The Fertility factor (also known as the F factor, sex factor, or F-plasmid) is a bacterial DNA sequence that allows a bacterium to produce a sex pilus necessary for conjugation. The F plasmid belongs to a class of conjugative plasmids that control their sexual functions with a fertility inhibition (Fin) system in which a trans-acting factor, FinO, and antisense RNAs, FinP, combine to repress the expression of an activator, TarJ, of the tra operon. The tra operon encodes functions required for conjugal replication and transfer. The finO gene of the original F plasmid is interrupted by an IS3 insertion, resulting in constitutive tra operon expression, in E. coli K12.
The most common functional segments constituting F factors are:
When an F+ cell conjugates with an F− cell, the result is two F+ cells, both capable of transmitting the plasmid further by conjugation.

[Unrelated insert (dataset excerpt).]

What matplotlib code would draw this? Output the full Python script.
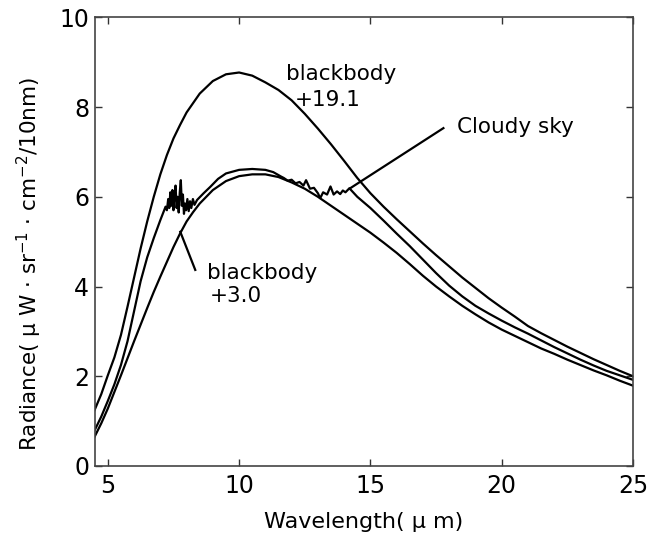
import numpy as np
import matplotlib
matplotlib.use("Agg")
import matplotlib.pyplot as plt

plt.rcParams['font.family'] = ['DejaVu Sans', 'Noto Sans CJK JP']

# blackbody +19.1
bb19_x = [4.47, 4.75, 5.0, 5.25, 5.5, 5.75, 6.0, 6.25, 6.5, 6.75, 7.0, 7.25, 7.5, 7.75,
          8.0, 8.5, 9.0, 9.5, 10.0, 10.5, 11.0, 11.5, 12.0, 12.5, 13.0, 13.5, 14.0,
          14.5, 15.0, 15.5, 16.0, 16.5, 17.0, 17.5, 18.0, 18.5, 19.0, 19.5, 20.0,
          20.5, 21.0, 21.5, 22.0, 22.5, 23.0, 23.5, 24.0, 24.5, 25.0]
bb19_y = [1.21, 1.6, 2.02, 2.42, 2.92, 3.55, 4.2, 4.85, 5.45, 6.0, 6.5, 6.93, 7.3, 7.6,
          7.88, 8.3, 8.58, 8.73, 8.77, 8.7, 8.55, 8.38, 8.15, 7.85, 7.52, 7.17, 6.8,
          6.42, 6.08, 5.78, 5.5, 5.23, 4.96, 4.7, 4.45, 4.2, 3.97, 3.74, 3.53,
          3.33, 3.12, 2.96, 2.81, 2.66, 2.52, 2.38, 2.25, 2.12, 2.0]

# cloudy sky
cloud_x = [4.42, 4.75, 5.0, 5.25, 5.5, 5.75, 6.0, 6.25, 6.5, 6.75, 7.0, 7.2,
           7.25, 7.3, 7.34, 7.38, 7.42, 7.46, 7.5, 7.54, 7.58, 7.62, 7.66, 7.7, 7.74,
           7.78, 7.82, 7.86, 7.9, 7.94, 7.98, 8.03, 8.08, 8.13, 8.18, 8.24, 8.3,
           8.4, 8.65, 8.9, 9.2, 9.5, 10.0, 10.5, 11.0, 11.3, 11.6,
           11.7, 11.85, 12.0, 12.15, 12.3, 12.45, 12.55, 12.7, 12.85, 13.0, 13.09,
           13.2, 13.35, 13.48, 13.6, 13.73, 13.85, 13.95, 14.05, 14.2,
           14.5, 15.0, 15.5, 16.0, 16.5, 17.0, 17.5, 18.0, 18.5, 19.0, 19.5, 20.0,
           20.5, 21.0, 21.5, 22.0, 22.5, 23.0, 23.5, 24.0, 24.5, 25.0]
cloud_y = [0.7, 1.1, 1.45, 1.82, 2.25, 2.78, 3.45, 4.12, 4.65, 5.08, 5.48, 5.78,
           5.7, 5.95, 5.75, 6.1, 5.8, 6.15, 5.7, 6.05, 6.25, 5.75, 6.0, 5.65, 6.1,
           6.37, 5.8, 6.05, 5.62, 5.85, 5.7, 5.95, 5.68, 5.9, 5.75, 5.95, 5.82,
           5.93, 6.08, 6.22, 6.4, 6.52, 6.6, 6.62, 6.6, 6.55, 6.45,
           6.42, 6.36, 6.38, 6.3, 6.33, 6.25, 6.37, 6.18, 6.2, 6.08, 5.97,
           6.1, 6.05, 6.23, 6.05, 6.12, 6.06, 6.14, 6.1, 6.19,
           6.0, 5.75, 5.47, 5.18, 4.9, 4.6, 4.3, 4.02, 3.78, 3.57, 3.4, 3.24,
           3.09, 2.95, 2.8, 2.65, 2.51, 2.37, 2.24, 2.12, 2.02, 1.92]

# blackbody +3.0
bb3_x = [4.47, 4.75, 5.0, 5.25, 5.5, 5.75, 6.0, 6.25, 6.5, 6.75, 7.0, 7.25, 7.5, 7.75,
         8.0, 8.25, 8.5, 8.75, 9.0, 9.5, 10.0, 10.5, 11.0, 11.5, 12.0, 12.5, 13.0,
         13.5, 14.0, 14.5, 15.0, 15.5, 16.0, 16.5, 17.0, 17.5, 18.0, 18.5, 19.0,
         19.5, 20.0, 20.5, 21.0, 21.5, 22.0, 22.5, 23.0, 23.5, 24.0, 24.5, 25.0]
bb3_y = [0.62, 0.95, 1.28, 1.65, 2.02, 2.4, 2.78, 3.15, 3.52, 3.88, 4.22, 4.55, 4.88, 5.18,
         5.45, 5.66, 5.85, 6.0, 6.15, 6.35, 6.46, 6.5, 6.5, 6.44, 6.32, 6.18, 6.0,
         5.8, 5.6, 5.4, 5.2, 4.98, 4.75, 4.5, 4.24, 4.0, 3.78, 3.57, 3.38,
         3.2, 3.04, 2.9, 2.76, 2.62, 2.5, 2.37, 2.25, 2.13, 2.02, 1.9, 1.79]

fig = plt.figure(figsize=(6.64, 5.36), dpi=100)
ax = fig.add_axes([0.1426, 0.1306, 0.8107, 0.8371])

for xs, ys in [(bb19_x, bb19_y), (cloud_x, cloud_y), (bb3_x, bb3_y)]:
    ax.plot(xs, ys, color='black', lw=1.6)

ax.set_xlim(4.5, 25)
ax.set_ylim(0, 10)
ax.set_xticks([5, 10, 15, 20, 25])
ax.set_yticks([0, 2, 4, 6, 8, 10])
ax.tick_params(direction='in', top=True, right=True, length=5, width=1,
               labelsize=17, pad=4, color='#333333')
ax.tick_params(axis='x', pad=6)
for s in ax.spines.values():
    s.set_linewidth(1.2)
    s.set_color('#444444')

ax.set_xlabel('Wavelength( μ m)', fontsize=16, labelpad=10)
ax.set_ylabel('Radiance( μ W · sr$^{-1}$ · cm$^{-2}$/10nm)', fontsize=15.5)
ax.yaxis.set_label_coords(-0.095, 0.45)

# annotations
ax.text(11.77, 8.74, 'blackbody', fontsize=15.5, ha='left', va='center')
ax.text(12.13, 8.16, '+19.1', fontsize=15.5, ha='left', va='center')
ax.plot([14.23, 17.78], [6.19, 7.53], color='black', lw=1.6)
ax.text(18.3, 7.55, 'Cloudy sky', fontsize=15.5, ha='left', va='center')
ax.plot([7.76, 8.33], [5.22, 4.37], color='black', lw=1.6)
ax.text(8.79, 4.3, 'blackbody', fontsize=15.5, ha='left', va='center')
ax.text(8.9, 3.79, '+3.0', fontsize=15.5, ha='left', va='center')

fig.savefig('out.png', dpi=100)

Unlike other plasmids, F factor is constitutive for transfer proteins due to the gene traJ. This means that an F+ bacteria can always act as a donor cell. In the case of Hfr, the result are two Hfr cells. When F-prime plasmids are transferred to a recipient bacterial cell, they carry pieces of the donor's DNA that can become important in recombination. Bioengineers have created F plasmids that can contain inserted foreign DNA; this is called a fosmid.
The first DNA helicase ever described is encoded on the F-plasmid and is responsible for initiating plasmid transfer. It was originally called E. coli DNA Helicase I, but is now known as F-plasmid TraI.